The deputy commissioner concluded that the claimant sustained an injury by accident arising out of and in the course of his employment.1 (Emphasis supplied.) His findings as to the facts out of which the injury occurred were that:
“ * * * while working on the premises of his employer at Miami Beach, Florida, he was in a bent over position with his head down for an undetermined period of time placing mortar underneath a form for piling, straightened up when he received a call from one of his co-employees, acknowledged the call, and fell to the ground which was made up in that vicinity of rock, sand, and gravel, falling directly backwards in a prone position and shortly thereafter raised himself to a sitting position and continued working although he had pain in the lower part of his back the following day and up until the time he was unable to continue working and commenced receiving medical treatment three days thereafter, but there was no medical evidence to indicate that the fall was produced by a pre-existing condition.
The full commission held that the deputy had drawn the wrong conclusion of law from the evidence submitted to him because there was no evidence in the record to show that the employment caused the fall. The commission therefore held that there was no competent substantial evidence to support the award.
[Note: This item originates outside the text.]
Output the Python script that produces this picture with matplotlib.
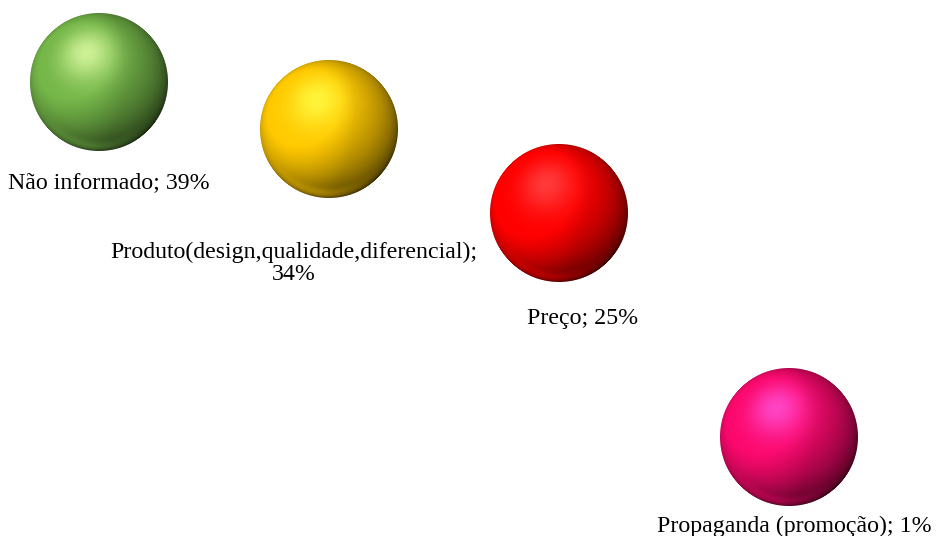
import numpy as np
import matplotlib
matplotlib.use("Agg")
import matplotlib.pyplot as plt
from matplotlib.offsetbox import OffsetImage, AnnotationBbox

# Data
categories = ["Não informado", "Produto(design,qualidade,diferencial)", "Preço",
              "Propaganda (promoção)"]
values = [39, 34, 25, 1]
colors = ["#6fae45", "#f5c000", "#ff0000", "#f00868"]
label_texts = ["Não informado; 39%", "Produto(design,qualidade,diferencial);\n34%",
               "Preço; 25%", "Propaganda (promoção); 1%"]

# label offsets from the marker centre, in pixels (to the last line's baseline)
label_offsets = [(10, -106), (-35, -151), (24, -111), (5, -95)]

plt.rcParams["font.family"] = ["Liberation Serif", "DejaVu Serif"]


def _unit(v):
    v = np.asarray(v, dtype=float)
    return v / np.linalg.norm(v)


def sphere_image(hex_color, size=280):
    base = np.array(matplotlib.colors.to_rgb(hex_color))
    light = np.clip(base * 1.4 + 0.28, 0, 1)
    r = size / 2.0
    yy, xx = np.mgrid[0:size, 0:size] + 0.5
    x = (xx - r) / r
    y = -(yy - r) / r
    rr = x ** 2 + y ** 2
    dist = np.sqrt(rr)
    z = np.sqrt(np.clip(1 - rr, 0, 1))
    key = _unit([-0.18, 0.42, 0.89])
    fill = _unit([-1.0, 0.1, 0.4])
    ndl = x * key[0] + y * key[1] + z * key[2]
    ndf = x * fill[0] + y * fill[1] + z * fill[2]
    d = np.clip((ndl + 0.55) / 1.55, 0, 1)
    shade = 0.08 + 0.95 * d + 0.25 * np.clip(ndf, 0, 1)
    shade = np.clip(shade, 0, 1.05)
    rgb = base[None, None, :] * shade[..., None]
    # soft highlight tinted with the ball colour
    spec = np.clip(ndl, 0, 1) ** 12
    rgb = rgb + (light - rgb) * (0.8 * spec)[..., None]
    # light reflected along the lower rim
    rim = np.exp(-((dist - 0.93) / 0.07) ** 2) * np.clip(-y - 0.15, 0, 1) * np.clip(0.9 - x, 0, 1)
    rgb = rgb + (base - rgb) * (0.55 * rim)[..., None]
    rgb = np.clip(rgb, 0, 1)
    alpha = np.clip((1 - dist) * r + 0.5, 0, 1)
    return np.dstack([rgb, alpha])


fig = plt.figure(figsize=(9.36, 5.36), dpi=100)
ax = fig.add_axes([0, 0, 1, 1])
ax.set_xlim(0.5696, 4.639)
ax.set_ylim(-9.612, 47.84)
ax.axis("off")

xs = np.arange(1, len(values) + 1)
ax.plot(xs, values, linestyle="none")

for xi, v, c, txt, off in zip(xs, values, colors, label_texts, label_offsets):
    img = OffsetImage(sphere_image(c), zoom=138 / 280, dpi_cor=False)
    ab = AnnotationBbox(img, (xi, v), frameon=False, pad=0)
    ax.add_artist(ab)
    ax.annotate(txt, (xi, v), xytext=off, textcoords="offset pixels",
                ha="center", va="baseline", fontsize=17.2, linespacing=1.1,
                multialignment="center", color="black")

fig.savefig("out.png", dpi=100)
Upon petition for certiorari, the claimant presents the question: For an injury to arise out of employment is it necessary for the employment to have causal relationship to the injury? Obviously, the law of proximate causation has no place in the Workmen’s Compensation Law. Gray v. Employers Mut. Liability Ins. Co., Fla. 1953, 64 So.2d 650. In Protectu Awning Shutter Co. v. Cline, 154 Fla. 30, 16 So.2d 342, an award was allowed to a widow, where her husband fell from a dizzy spell caused by heart disease and fractured his skull on a concrete floor. Death was attributed to the skull fracture and not to the heart attack. The court held that an award was proper because it was less likely he would have sustained the fatal injury in the quiet of his own home where he would not have had the physical exertion encountered in his work and would not have fallen on a concrete floor. Later the Supreme Court of Florida in Foxworth v. Florida Industrial Commission, Fla. 1955, 86 So.2d 147, 151, said:
“In the Cline case we upheld recovery for effects of a fall caused by the heart attack of the claimant who as a result fractured his skull on the concrete floor. This decision is justified on the basis that the hardness of the floor was an increased hazard attributable to the employment, but that case represents the outer limits of the doc*708trine. To extend the rule further would be to eradicate completely the statutory requirement that the injury must be one arising out of the employment. The employment in some manner must contribute an increased hazard peculiar to the employment.”
It therefore appears that there must be a connection but not necessarily a causal relation between the employment and the accident for the accident to arise “out of” the employment. The record failing to reveal such a connection the compensation order of the full commission is affirmed and the petition for certiorari is denied.
It is so ordered.
HORTON, C. J., and CARROLL, CHAS., J., concur.. Section 440.02(6), Fla.Stat., F.S.A.